Mike Tyson at his best had a cast-iron jaw that stood up to the most powerful of fists. He also owned quicker hands, flashier head movement and better combination punching.
Joe Frazier had arguably history’s greatest left hook, his right hand was ordinary by comparison. Conversely, not only was Tyson a genuine two-fisted puncher, he also could deliver his power from both the orthodox and southpaw stances.
While Frazier twice fell to Foreman, Foreman possessed a tremendous size advantage to go with his gargantuan punch. However, against bombers closer to his own size – like Quarry, Chuvalo and Bonavena – Frazier was able to overcome early storms, find his groove and come out the winner in each one of their five meetings. Although Tyson will carry more weight and will sport a chiseled physique, he’s not the giant that Foreman was, so one can surmise that Frazier has a decent chance of shaking off Tyson’s jet-fueled, Round 1 attack.

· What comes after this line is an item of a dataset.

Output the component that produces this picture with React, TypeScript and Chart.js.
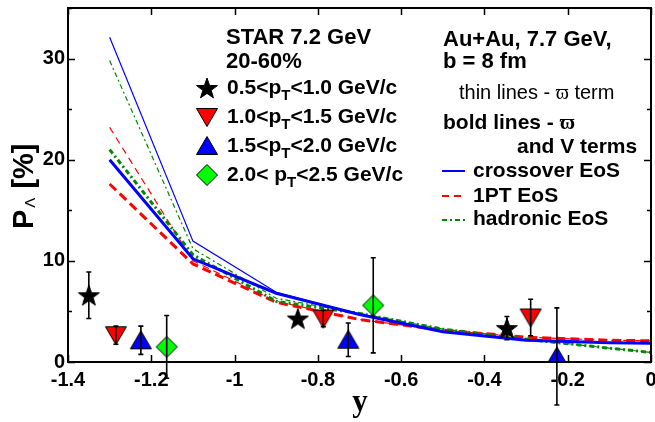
import React, { useEffect, useRef } from "react";
import { Chart, registerables } from "chart.js";
Chart.register(...registerables);

// Model curves (rapidity y vs polarization %)
const modelY = [-1.3, -1.1, -0.9, -0.7, -0.5, -0.3, -0.1, 0];
const crossoverThin = [32.1, 11.95, 6.9, 4.7, 3.0, 2.15, 1.9, 1.85];
const crossoverBold = [20.0, 10.2, 6.8, 4.7, 3.0, 2.15, 1.9, 1.85];
const firstOrderThin = [23.2, 10.0, 6.0, 4.2, 3.15, 2.45, 2.15, 2.1];
const firstOrderBold = [17.6, 9.7, 5.9, 4.2, 3.15, 2.45, 2.15, 2.1];
const hadronicThin = [29.8, 11.2, 6.3, 4.8, 3.25, 2.25, 1.37, 0.95];
const hadronicBold = [21.0, 10.6, 6.0, 4.8, 3.25, 2.25, 1.37, 0.95];

// STAR data points
const starX = [-1.35, -0.848, -0.346];
const starP = [6.6, 4.3, 3.35];
const starErr = [2.3, 0, 1.15];
const redX = [-1.285, -0.787, -0.289];
const redP = [2.65, 4.3, 4.4];
const redErr = [0.9, 0.8, 1.8];
const blueX = [-1.225, -0.727, -0.226];
const blueP = [2.15, 2.2, 0.55];
const blueErr = [1.4, 1.65, 4.8];
const greenX = [-1.163, -0.667];
const greenP = [1.5, 5.6];
const greenErr = [3.1, 4.7];

const xMin = -1.4;
const xMax = 0;
const xStep = 0.2;
const yMin = 0;
const yMax = 35;
const yStep = 10;
const yMinorStep = 5;

const SANS = "'Liberation Sans', Arial, sans-serif";
const SERIF = "'Liberation Serif', 'DejaVu Serif', 'Times New Roman', serif";

function makeMarker(kind: string, fill: string): HTMLCanvasElement {
  const c = document.createElement("canvas");
  c.width = 24;
  c.height = 24;
  const g = c.getContext("2d")!;
  g.fillStyle = fill;
  g.strokeStyle = "#000";
  g.lineWidth = 1;
  g.beginPath();
  const cx = 12, cy = 12;
  if (kind === "star") {
    for (let i = 0; i < 10; i++) {
      const r = i % 2 === 0 ? 11 : 4.4;
      const a = -Math.PI / 2 + (i * Math.PI) / 5;
      const px = cx + r * Math.cos(a);
      const py = cy + 1 + r * Math.sin(a);
      if (i === 0) g.moveTo(px, py);
      else g.lineTo(px, py);
    }
  } else if (kind === "down") {
    g.moveTo(cx - 10.5, cy - 8.5);
    g.lineTo(cx + 10.5, cy - 8.5);
    g.lineTo(cx, cy + 9.5);
  } else if (kind === "up") {
    g.moveTo(cx - 10.5, cy + 8.5);
    g.lineTo(cx + 10.5, cy + 8.5);
    g.lineTo(cx, cy - 9.5);
  } else {
    g.moveTo(cx, cy - 10.5);
    g.lineTo(cx + 10.5, cy);
    g.lineTo(cx, cy + 10.5);
    g.lineTo(cx - 10.5, cy);
  }
  g.closePath();
  g.fill();
  g.stroke();
  return c;
}

function pts(xs: number[], ys: number[]) {
  return xs.map((x, i) => ({ x, y: ys[i] }));
}

type Part = { t: string; sub?: boolean; serif?: boolean };
function drawRich(ctx: CanvasRenderingContext2D, parts: Part[], x: number, y: number, size: number, weight: string) {
  let cx = x;
  for (const p of parts) {
    const fam = p.serif ? SERIF : SANS;
    if (p.sub) {
      ctx.font = `${weight} ${Math.round(size * 0.72)}px ${fam}`;
      ctx.fillText(p.t, cx, y + size * 0.3);
    } else {
      ctx.font = `${weight} ${size}px ${fam}`;
      ctx.fillText(p.t, cx, y);
    }
    cx += ctx.measureText(p.t).width;
  }
}

export default function App() {
  const ref = useRef<HTMLCanvasElement>(null);
  useEffect(() => {
    const canvas = ref.current!;
    const mStar = makeMarker("star", "#000000");
    const mDown = makeMarker("down", "#ff0000");
    const mUp = makeMarker("up", "#0000ff");
    const mDia = makeMarker("diamond", "#00ff00");

    const errSets = [
      { xs: starX, ys: starP, es: starErr },
      { xs: redX, ys: redP, es: redErr },
      { xs: blueX, ys: blueP, es: blueErr },
      { xs: greenX, ys: greenP, es: greenErr },
    ];

    const framePlugin = {
      id: "frame",
      afterDatasetsDraw(chart: any) {
        const ctx = chart.ctx as CanvasRenderingContext2D;
        const xs = chart.scales.x;
        const ys = chart.scales.y;
        ctx.save();
        ctx.strokeStyle = "#000";
        ctx.lineWidth = 1.6;
        for (const s of errSets) {
          s.xs.forEach((xv, i) => {
            if (!s.es[i]) return;
            const px = xs.getPixelForValue(xv);
            const top = ys.getPixelForValue(s.ys[i] + s.es[i]);
            const bot = ys.getPixelForValue(s.ys[i] - s.es[i]);
            ctx.beginPath();
            ctx.moveTo(px, top);
            ctx.lineTo(px, bot);
            ctx.moveTo(px - 2.5, top);
            ctx.lineTo(px + 2.5, top);
            ctx.moveTo(px - 2.5, bot);
            ctx.lineTo(px + 2.5, bot);
            ctx.stroke();
          });
        }
        ctx.restore();
      },
      afterDraw(chart: any) {
        const ctx = chart.ctx as CanvasRenderingContext2D;
        const a = chart.chartArea;
        const xs = chart.scales.x;
        const ys = chart.scales.y;
        ctx.save();
        ctx.strokeStyle = "#000";
        ctx.lineWidth = 2;
        ctx.strokeRect(a.left, a.top, a.right - a.left, a.bottom - a.top);
        ctx.lineWidth = 1.5;
        ctx.beginPath();
        for (let v = xMin; v <= xMax + 1e-9; v += xStep) {
          const px = Math.round(xs.getPixelForValue(v)) + 0.5;
          ctx.moveTo(px, a.bottom);
          ctx.lineTo(px, a.bottom - 7);
          ctx.moveTo(px, a.top);
          ctx.lineTo(px, a.top + 7);
        }
        for (let v = yMin; v <= yMax + 1e-9; v += yMinorStep) {
          const py = Math.round(ys.getPixelForValue(v)) + 0.5;
          const len = Math.abs(v % yStep) < 1e-9 ? 7 : 4;
          ctx.moveTo(a.left, py);
          ctx.lineTo(a.left + len, py);
          ctx.moveTo(a.right, py);
          ctx.lineTo(a.right - len, py);
        }
        ctx.stroke();

        // axis titles
        ctx.fillStyle = "#000";
        ctx.textAlign = "center";
        ctx.textBaseline = "alphabetic";
        ctx.font = `bold 31px ${SERIF}`;
        ctx.fillText("y", 360, 411);

        ctx.save();
        ctx.translate(33, 229);
        ctx.rotate(-Math.PI / 2);
        ctx.textAlign = "left";
        ctx.font = `bold 29px ${SANS}`;
        ctx.fillText("P", 0, 0);
        let w = ctx.measureText("P").width + 2;
        ctx.font = `15px ${SANS}`;
        ctx.fillText("Λ", w, 2);
        w += ctx.measureText("Λ").width + 1;
        ctx.font = `bold 29px ${SANS}`;
        ctx.fillText(" [%]", w, 0);
        ctx.restore();

        // left legend
        ctx.textAlign = "left";
        ctx.font = `bold 22px ${SANS}`;
        ctx.fillText("STAR 7.2 GeV", 226, 44);
        ctx.fillText("20-60%", 226, 68);
        const rows: [HTMLCanvasElement, Part[], number][] = [
          [mStar, [{ t: "0.5<p" }, { t: "T", sub: true }, { t: "<1.0 GeV/c" }], 88],
          [mDown, [{ t: "1.0<p" }, { t: "T", sub: true }, { t: "<1.5 GeV/c" }], 117],
          [mUp, [{ t: "1.5<p" }, { t: "T", sub: true }, { t: "<2.0 GeV/c" }], 146],
          [mDia, [{ t: "2.0< p" }, { t: "T", sub: true }, { t: "<2.5 GeV/c" }], 175],
        ];
        for (const [img, parts, cy] of rows) {
          ctx.drawImage(img, 207 - 12, cy - 12);
          drawRich(ctx, parts, 227, cy + 6, 21, "bold");
        }

        // right legend
        ctx.font = `bold 22px ${SANS}`;
        ctx.fillText("Au+Au, 7.7 GeV,", 443, 46);
        ctx.fillText("b = 8 fm", 443, 68);
        drawRich(ctx, [{ t: "thin lines - " }, { t: "ϖ", serif: true }, { t: " term" }], 459, 99, 20, "normal");
        drawRich(ctx, [{ t: "bold lines - " }, { t: "ϖ", serif: true }], 443, 129, 21, "bold");
        ctx.font = `bold 21px ${SANS}`;
        ctx.fillText("and V terms", 517, 153);
        ctx.fillText("crossover EoS", 473, 177);
        ctx.fillText("1PT EoS", 473, 202);
        ctx.fillText("hadronic EoS", 473, 225);
        const samples: [string, number[], number][] = [
          ["#0000ff", [], 171],
          ["#ff0000", [7, 5], 196],
          ["#008800", [5, 3, 2, 3], 220],
        ];
        for (const [col, dash, sy] of samples) {
          ctx.strokeStyle = col;
          ctx.lineWidth = 2;
          ctx.setLineDash(dash);
          ctx.beginPath();
          ctx.moveTo(442, sy);
          ctx.lineTo(465, sy);
          ctx.stroke();
        }
        ctx.setLineDash([]);
        ctx.restore();
      },
    };

    const markerDs = (xs: number[], ys: number[], img: HTMLCanvasElement) => ({
      data: pts(xs, ys),
      showLine: false,
      pointStyle: img,
      pointRadius: 1,
      pointHoverRadius: 1,
      pointBorderWidth: 0,
      order: 0,
    });
    const lineDs = (ys: number[], color: string, width: number, dash: number[], order: number) => ({
      data: pts(modelY, ys),
      showLine: true,
      borderColor: color,
      borderWidth: width,
      borderDash: dash,
      pointRadius: 0,
      pointHoverRadius: 0,
      pointBorderWidth: 0,
      fill: false,
      tension: 0,
      order,
    });

    const chart = new Chart(canvas, {
      type: "scatter",
      data: {
        datasets: [
          markerDs(starX, starP, mStar),
          markerDs(redX, redP, mDown),
          markerDs(blueX, blueP, mUp),
          markerDs(greenX, greenP, mDia),
          lineDs(crossoverBold, "#0000ff", 3, [], 1),
          lineDs(hadronicBold, "#008800", 3, [5, 3, 2, 3], 2),
          lineDs(firstOrderBold, "#ff0000", 3, [9, 5], 3),
          lineDs(crossoverThin, "#0000ff", 1.2, [], 4),
          lineDs(hadronicThin, "#008800", 1.2, [5, 3, 2, 3], 5),
          lineDs(firstOrderThin, "#ff0000", 1.2, [7, 5], 6),
        ] as any,
      },
      plugins: [framePlugin],
      options: {
        animation: false,
        responsive: false,
        layout: { padding: { top: 8, right: 4, left: 0, bottom: 0 } },
        plugins: { legend: { display: false }, tooltip: { enabled: false } },
        scales: {
          x: {
            type: "linear",
            min: xMin,
            max: xMax,
            grid: { display: false, drawTicks: false },
            border: { display: false },
            ticks: {
              stepSize: xStep,
              padding: 6,
              color: "#000",
              font: { family: SANS, size: 20, weight: "bold" },
              callback: (v: any) => String(Math.round(Number(v) * 10) / 10),
            },
            afterFit: (s: any) => {
              s.height = 60;
              s.paddingLeft = 0;
              s.paddingRight = 0;
            },
          },
          y: {
            type: "linear",
            min: yMin,
            max: yMax,
            grid: { display: false, drawTicks: false },
            border: { display: false },
            ticks: {
              stepSize: yStep,
              includeBounds: false,
              padding: 3,
              color: "#000",
              font: { family: SANS, size: 20, weight: "bold" },
              callback: (v: any) => String(v),
            },
            afterFit: (s: any) => {
              s.width = 68;
              s.paddingTop = 0;
              s.paddingBottom = 0;
            },
          },
        },
      } as any,
    });
    return () => chart.destroy();
  }, []);
  return (
    <div style={{ position: "absolute", left: 0, top: 0, width: 655, height: 422, background: "#fff" }}>
      <canvas ref={ref} width={655} height={422} />
    </div>
  );
}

Tyson will be the one who will come out smokin’, and he may even register an early knockdown, because Frazier may be shocked by the speed and force of “Iron Mike’s” fists. But Frazier, fortified by his extraordinary toughness and his ferocious competitive drive, will shake off the early punishment and become what he has always been: boxing’s ultimate heart monitor.
As he acclimates to Tyson’s quick and powerful combinations, Frazier will do a better job of avoiding the fire with his bob-and-weave tactics and then, after sufficiently warming up, will begin to unload his own thunder. Round after round, Frazier will methodically work over Tyson’s ribs while mixing in a heavy dose of hooks to the jaw. Slowly but surely, the effects of Frazier’s work will sap Tyson’s gas tank – and perhaps his will to carry on – and once Frazier spots that “give” in Tyson, it will be game over.